▸ **REQUEST**
Report each line of the data that includes the word "Write".

[begin GIVEN INFORMATION]

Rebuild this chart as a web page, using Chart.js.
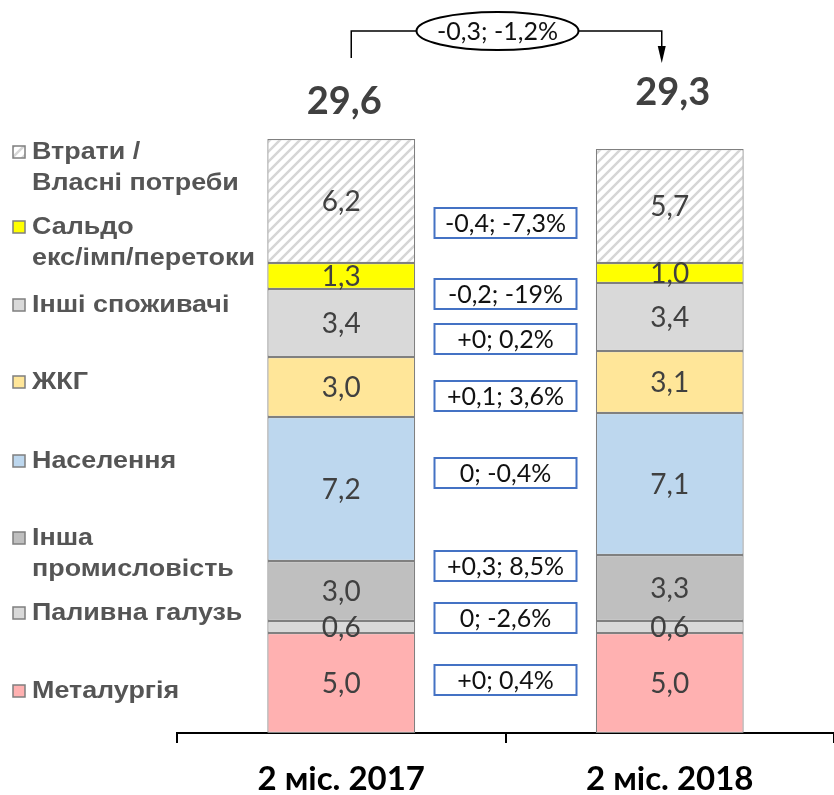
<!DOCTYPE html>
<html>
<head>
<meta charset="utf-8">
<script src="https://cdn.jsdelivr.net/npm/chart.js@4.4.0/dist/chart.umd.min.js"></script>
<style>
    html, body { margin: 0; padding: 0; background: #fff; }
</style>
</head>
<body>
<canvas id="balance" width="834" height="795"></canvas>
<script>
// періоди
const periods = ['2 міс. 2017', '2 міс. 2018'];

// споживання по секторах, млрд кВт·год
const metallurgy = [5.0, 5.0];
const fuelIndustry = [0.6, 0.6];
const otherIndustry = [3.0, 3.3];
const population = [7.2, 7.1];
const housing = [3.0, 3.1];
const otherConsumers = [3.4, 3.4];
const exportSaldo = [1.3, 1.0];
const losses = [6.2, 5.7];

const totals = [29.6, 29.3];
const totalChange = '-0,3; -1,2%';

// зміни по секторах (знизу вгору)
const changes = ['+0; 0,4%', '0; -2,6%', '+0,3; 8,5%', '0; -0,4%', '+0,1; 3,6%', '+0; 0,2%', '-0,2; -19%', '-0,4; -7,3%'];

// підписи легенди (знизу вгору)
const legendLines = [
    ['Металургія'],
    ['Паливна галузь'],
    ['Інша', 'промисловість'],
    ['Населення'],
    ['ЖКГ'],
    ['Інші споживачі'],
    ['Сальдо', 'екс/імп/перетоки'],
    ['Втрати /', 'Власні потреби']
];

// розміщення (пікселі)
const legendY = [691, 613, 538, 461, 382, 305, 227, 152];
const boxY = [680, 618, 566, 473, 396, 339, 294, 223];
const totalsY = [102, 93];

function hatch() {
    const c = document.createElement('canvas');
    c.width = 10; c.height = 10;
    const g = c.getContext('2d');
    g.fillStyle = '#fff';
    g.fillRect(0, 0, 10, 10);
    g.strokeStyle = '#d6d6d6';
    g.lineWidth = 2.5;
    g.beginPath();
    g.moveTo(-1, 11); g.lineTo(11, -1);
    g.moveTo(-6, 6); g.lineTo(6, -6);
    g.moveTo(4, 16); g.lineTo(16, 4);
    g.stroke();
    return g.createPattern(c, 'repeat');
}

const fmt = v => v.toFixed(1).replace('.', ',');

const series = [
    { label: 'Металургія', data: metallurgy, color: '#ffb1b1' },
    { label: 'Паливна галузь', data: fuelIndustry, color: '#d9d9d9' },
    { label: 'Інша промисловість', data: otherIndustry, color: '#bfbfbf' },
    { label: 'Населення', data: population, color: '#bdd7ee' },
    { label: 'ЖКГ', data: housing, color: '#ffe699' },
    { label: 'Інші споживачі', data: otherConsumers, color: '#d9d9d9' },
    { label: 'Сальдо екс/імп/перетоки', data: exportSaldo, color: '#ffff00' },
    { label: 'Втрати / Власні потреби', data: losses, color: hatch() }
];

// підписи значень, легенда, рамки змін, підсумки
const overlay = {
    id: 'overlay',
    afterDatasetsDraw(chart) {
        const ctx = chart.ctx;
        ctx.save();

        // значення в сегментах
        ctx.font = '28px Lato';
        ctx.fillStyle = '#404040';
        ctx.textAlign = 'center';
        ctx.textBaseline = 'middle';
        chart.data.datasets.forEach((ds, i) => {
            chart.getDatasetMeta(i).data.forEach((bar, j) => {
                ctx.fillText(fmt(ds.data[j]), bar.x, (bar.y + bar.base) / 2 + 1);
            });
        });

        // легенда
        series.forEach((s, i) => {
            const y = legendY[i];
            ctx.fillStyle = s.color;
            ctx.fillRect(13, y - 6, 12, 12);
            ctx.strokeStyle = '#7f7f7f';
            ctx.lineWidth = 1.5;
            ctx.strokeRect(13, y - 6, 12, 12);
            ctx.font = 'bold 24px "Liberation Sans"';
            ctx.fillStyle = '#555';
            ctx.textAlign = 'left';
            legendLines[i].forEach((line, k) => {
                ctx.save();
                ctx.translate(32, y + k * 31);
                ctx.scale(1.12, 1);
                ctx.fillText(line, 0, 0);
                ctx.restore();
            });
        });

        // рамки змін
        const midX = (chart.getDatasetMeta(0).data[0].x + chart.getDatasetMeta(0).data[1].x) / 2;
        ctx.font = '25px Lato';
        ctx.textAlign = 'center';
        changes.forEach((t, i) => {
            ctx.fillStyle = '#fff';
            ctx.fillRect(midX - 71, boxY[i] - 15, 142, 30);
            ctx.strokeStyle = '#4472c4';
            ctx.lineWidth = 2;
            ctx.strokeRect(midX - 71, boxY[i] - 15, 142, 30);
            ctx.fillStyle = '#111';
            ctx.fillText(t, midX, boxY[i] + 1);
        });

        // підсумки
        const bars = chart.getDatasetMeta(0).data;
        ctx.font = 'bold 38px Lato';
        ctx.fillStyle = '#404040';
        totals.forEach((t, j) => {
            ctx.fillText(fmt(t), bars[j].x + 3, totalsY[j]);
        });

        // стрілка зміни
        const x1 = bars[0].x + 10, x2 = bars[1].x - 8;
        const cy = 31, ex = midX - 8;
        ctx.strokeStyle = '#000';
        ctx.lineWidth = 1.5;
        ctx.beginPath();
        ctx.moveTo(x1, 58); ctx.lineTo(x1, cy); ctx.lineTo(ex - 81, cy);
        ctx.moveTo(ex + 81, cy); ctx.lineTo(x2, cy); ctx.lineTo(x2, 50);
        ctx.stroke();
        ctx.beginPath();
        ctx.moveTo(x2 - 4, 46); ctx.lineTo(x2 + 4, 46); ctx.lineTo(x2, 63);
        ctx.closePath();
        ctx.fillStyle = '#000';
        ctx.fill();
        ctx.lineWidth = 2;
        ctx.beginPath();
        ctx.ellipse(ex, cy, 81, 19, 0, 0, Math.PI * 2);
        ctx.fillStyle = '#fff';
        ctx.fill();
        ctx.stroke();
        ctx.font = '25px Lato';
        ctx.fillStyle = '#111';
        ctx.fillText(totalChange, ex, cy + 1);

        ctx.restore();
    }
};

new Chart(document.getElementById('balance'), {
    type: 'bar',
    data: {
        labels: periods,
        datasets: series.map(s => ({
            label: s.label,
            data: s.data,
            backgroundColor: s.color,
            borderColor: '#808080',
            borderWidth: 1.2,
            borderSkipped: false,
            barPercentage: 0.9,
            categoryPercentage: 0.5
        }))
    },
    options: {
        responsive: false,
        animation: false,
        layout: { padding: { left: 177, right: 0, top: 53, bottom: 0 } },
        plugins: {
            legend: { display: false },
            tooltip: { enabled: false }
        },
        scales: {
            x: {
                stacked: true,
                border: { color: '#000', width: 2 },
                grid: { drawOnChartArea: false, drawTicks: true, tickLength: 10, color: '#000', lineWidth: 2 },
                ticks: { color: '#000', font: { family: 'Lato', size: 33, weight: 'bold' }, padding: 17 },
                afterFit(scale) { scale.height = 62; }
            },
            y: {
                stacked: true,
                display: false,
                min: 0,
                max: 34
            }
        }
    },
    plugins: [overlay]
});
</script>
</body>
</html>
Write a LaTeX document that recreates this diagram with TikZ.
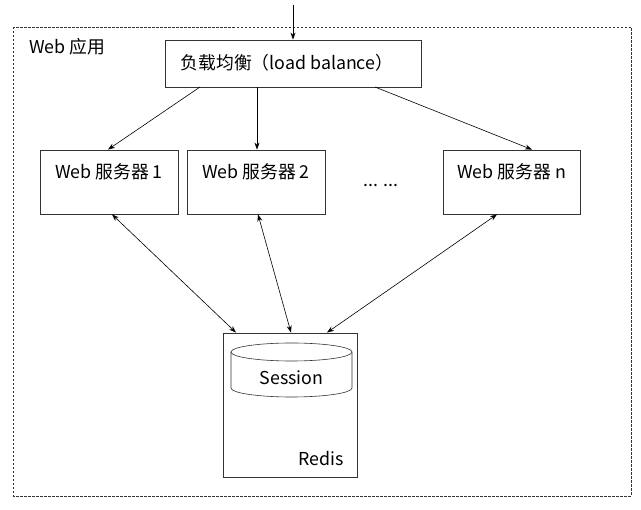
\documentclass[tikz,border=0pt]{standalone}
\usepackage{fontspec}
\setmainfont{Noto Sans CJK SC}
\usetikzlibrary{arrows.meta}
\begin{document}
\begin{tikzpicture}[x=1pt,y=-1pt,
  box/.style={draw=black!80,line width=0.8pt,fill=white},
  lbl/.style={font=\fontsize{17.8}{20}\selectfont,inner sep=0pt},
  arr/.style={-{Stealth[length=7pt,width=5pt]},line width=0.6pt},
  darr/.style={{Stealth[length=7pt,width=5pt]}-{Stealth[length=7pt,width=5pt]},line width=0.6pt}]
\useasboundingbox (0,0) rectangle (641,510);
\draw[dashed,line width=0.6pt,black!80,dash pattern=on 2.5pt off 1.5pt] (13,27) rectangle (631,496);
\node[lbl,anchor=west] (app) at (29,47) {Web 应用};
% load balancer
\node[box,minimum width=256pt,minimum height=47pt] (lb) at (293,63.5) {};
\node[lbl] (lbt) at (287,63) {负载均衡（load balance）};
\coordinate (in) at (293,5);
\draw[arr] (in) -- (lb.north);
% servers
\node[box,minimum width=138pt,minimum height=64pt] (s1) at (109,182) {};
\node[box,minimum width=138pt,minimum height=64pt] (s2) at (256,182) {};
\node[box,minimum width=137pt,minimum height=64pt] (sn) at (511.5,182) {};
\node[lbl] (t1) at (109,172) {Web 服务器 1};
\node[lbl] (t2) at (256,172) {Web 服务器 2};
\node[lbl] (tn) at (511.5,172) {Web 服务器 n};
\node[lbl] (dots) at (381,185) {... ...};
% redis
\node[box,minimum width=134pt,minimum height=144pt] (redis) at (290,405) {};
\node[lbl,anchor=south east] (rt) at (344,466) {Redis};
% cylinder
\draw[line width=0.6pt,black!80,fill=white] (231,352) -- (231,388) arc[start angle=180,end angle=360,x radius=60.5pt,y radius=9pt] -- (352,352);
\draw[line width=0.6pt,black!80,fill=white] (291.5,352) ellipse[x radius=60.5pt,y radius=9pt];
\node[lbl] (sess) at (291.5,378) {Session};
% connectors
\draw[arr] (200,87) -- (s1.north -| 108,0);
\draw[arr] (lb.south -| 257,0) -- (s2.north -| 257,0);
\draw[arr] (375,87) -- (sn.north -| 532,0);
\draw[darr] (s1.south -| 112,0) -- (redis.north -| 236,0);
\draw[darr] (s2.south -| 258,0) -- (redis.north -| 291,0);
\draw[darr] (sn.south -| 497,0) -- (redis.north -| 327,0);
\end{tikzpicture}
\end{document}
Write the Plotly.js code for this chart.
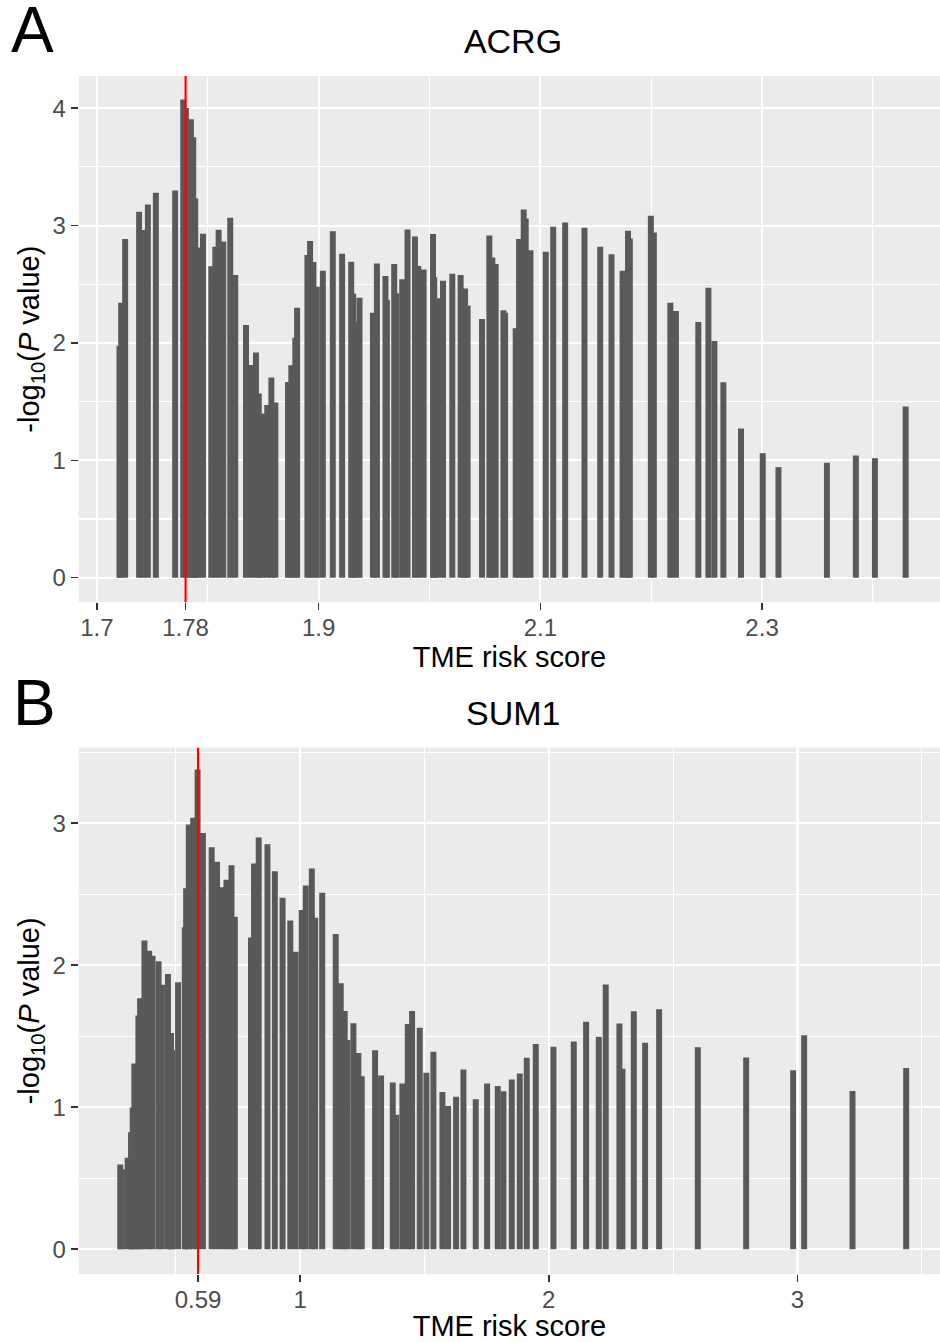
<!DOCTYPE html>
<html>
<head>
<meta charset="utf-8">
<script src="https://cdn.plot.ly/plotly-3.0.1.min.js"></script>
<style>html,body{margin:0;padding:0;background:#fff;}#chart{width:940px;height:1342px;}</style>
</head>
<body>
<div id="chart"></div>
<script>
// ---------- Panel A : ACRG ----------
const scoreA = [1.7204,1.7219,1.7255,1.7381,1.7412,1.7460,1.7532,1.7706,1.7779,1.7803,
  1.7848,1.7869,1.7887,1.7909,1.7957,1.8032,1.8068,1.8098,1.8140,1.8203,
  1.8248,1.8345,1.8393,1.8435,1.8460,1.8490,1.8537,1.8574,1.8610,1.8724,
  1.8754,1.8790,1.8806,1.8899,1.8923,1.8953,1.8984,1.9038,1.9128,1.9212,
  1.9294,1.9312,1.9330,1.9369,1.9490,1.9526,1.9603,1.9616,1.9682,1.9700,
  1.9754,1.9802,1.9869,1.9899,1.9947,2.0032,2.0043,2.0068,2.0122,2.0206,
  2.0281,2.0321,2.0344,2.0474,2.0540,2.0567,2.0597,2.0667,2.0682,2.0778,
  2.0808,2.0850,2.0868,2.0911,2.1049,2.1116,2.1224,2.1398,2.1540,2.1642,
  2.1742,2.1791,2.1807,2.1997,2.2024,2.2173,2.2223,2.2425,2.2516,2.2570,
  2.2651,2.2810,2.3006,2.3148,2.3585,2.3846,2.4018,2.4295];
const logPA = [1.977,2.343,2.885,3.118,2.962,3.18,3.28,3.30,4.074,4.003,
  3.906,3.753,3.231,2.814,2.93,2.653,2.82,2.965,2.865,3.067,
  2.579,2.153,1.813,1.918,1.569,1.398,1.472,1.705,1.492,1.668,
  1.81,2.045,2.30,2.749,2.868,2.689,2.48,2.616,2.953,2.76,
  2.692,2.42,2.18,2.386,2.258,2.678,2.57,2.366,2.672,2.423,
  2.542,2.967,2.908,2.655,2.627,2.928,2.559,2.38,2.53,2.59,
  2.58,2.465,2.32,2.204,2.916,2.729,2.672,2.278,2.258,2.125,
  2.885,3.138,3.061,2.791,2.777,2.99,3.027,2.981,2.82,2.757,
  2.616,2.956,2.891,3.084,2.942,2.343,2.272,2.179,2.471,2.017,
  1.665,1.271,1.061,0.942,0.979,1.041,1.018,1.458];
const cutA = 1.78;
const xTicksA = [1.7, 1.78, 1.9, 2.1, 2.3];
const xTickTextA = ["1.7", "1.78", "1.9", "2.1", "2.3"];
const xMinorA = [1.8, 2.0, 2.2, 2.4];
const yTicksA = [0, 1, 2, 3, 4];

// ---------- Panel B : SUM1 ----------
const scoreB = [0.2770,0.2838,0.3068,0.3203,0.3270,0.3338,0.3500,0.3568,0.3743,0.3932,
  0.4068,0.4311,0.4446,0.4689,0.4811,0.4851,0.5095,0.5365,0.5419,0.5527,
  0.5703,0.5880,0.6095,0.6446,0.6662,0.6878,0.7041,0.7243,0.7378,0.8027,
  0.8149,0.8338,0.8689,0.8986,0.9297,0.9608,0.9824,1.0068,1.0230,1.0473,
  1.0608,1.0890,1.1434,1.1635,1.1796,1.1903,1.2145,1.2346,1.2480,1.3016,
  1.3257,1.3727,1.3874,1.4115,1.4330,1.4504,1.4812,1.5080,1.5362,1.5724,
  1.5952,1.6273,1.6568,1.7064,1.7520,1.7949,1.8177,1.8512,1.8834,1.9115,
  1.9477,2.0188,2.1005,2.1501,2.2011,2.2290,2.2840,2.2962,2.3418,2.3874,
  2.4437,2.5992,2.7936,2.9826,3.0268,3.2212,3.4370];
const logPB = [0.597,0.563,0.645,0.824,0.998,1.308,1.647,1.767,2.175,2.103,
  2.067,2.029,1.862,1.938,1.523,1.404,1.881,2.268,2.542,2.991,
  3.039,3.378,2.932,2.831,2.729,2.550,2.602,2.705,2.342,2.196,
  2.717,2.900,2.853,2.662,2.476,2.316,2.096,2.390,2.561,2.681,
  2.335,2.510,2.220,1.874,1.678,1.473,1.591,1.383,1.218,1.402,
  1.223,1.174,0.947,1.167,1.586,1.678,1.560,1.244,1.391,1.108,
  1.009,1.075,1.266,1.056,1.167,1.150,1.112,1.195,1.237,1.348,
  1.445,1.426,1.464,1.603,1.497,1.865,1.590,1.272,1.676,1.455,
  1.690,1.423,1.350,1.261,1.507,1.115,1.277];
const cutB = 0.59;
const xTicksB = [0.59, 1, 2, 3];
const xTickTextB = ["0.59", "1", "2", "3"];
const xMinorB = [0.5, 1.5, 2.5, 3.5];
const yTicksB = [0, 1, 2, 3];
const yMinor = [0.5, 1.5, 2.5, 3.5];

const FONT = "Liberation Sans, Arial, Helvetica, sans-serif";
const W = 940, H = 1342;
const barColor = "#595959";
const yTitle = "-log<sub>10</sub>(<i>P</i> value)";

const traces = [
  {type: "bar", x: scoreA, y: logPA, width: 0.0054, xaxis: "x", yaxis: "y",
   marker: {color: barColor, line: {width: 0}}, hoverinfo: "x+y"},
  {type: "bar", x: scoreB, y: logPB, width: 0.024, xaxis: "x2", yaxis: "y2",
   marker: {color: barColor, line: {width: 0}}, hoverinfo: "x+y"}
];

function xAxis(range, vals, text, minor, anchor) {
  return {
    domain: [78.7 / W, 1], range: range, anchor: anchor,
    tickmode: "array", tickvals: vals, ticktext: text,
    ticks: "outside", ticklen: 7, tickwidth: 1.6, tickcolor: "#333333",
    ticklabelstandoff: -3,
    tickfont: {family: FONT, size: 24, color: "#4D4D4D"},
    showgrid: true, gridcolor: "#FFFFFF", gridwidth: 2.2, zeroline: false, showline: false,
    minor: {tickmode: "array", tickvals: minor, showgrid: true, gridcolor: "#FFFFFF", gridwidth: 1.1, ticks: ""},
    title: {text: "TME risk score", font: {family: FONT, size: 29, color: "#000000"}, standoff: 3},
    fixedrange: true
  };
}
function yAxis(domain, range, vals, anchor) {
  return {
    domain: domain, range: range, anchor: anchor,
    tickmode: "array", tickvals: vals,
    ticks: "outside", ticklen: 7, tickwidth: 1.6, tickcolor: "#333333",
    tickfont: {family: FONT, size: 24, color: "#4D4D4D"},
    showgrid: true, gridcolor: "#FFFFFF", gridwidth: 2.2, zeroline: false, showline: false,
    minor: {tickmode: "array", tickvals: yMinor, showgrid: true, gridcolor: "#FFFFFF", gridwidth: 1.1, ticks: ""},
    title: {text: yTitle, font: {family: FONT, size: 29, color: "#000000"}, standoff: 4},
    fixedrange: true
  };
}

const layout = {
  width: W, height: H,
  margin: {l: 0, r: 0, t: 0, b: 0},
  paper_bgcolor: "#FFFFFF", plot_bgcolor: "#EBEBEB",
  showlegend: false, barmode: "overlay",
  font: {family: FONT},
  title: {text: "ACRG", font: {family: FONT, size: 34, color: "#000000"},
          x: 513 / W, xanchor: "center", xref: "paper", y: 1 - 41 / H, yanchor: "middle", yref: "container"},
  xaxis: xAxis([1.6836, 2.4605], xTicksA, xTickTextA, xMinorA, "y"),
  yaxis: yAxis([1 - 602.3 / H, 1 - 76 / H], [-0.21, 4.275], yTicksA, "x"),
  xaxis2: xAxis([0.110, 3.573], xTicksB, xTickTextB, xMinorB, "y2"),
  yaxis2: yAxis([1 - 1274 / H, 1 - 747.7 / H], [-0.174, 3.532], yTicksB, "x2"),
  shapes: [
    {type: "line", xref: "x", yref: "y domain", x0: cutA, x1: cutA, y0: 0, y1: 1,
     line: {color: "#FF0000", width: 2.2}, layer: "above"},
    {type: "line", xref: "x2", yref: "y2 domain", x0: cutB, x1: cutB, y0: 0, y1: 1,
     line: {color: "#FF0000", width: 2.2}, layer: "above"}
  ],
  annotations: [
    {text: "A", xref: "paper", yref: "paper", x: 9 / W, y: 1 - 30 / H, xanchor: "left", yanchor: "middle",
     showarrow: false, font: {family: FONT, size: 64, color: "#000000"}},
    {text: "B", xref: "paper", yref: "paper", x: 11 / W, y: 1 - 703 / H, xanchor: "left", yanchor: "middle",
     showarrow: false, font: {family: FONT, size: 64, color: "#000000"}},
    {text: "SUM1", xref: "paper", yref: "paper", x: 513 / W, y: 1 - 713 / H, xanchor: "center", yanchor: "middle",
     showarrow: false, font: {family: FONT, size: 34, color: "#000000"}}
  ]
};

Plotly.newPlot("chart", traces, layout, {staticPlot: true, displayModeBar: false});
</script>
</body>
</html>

[end GIVEN INFORMATION]

▸ **TASK ANSWER**
Write a LaTeX document that recreates this diagram with TikZ.
Write the Plotly.js code for this chart.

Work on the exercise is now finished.